Jumping into capacity evaluation, and some of the basics. What are we trying to design for? Average daily flow to handle the low flow periods daily flow plus infiltration. So kind of a normal spring month, maybe that groundwater’s elevated, and we’re handling that small fraction of excess clearwater with our wastewater production. Then peak flows look at RDII plus all the above. So how does our system respond under all those scenarios?

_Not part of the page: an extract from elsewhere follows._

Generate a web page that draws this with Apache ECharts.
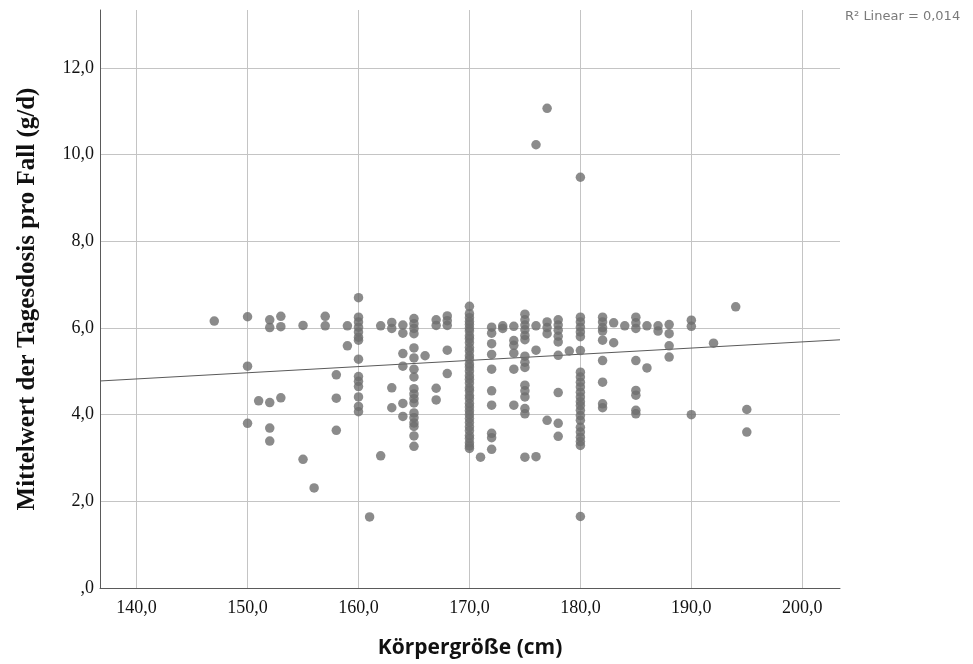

Manning’s equation. Not going to go into a whole lot of depth with this, but if we’re looking at a singular pipe network, this is what we’re designing off of before we get the pressure flow, and these are the variables that we see. This is good for a small handful of pipes, and a point to make varying slopes are going to result in varying capacity. If we steepen up a pipe it’s going to result in more flow capacity of that piping system. And one of the things that make this difficult to employ on a larger scale, if we’re doing a system-wide capacity evaluation, the iterations that it would take to do all that by hand are just almost unimaginable from an effort standpoint.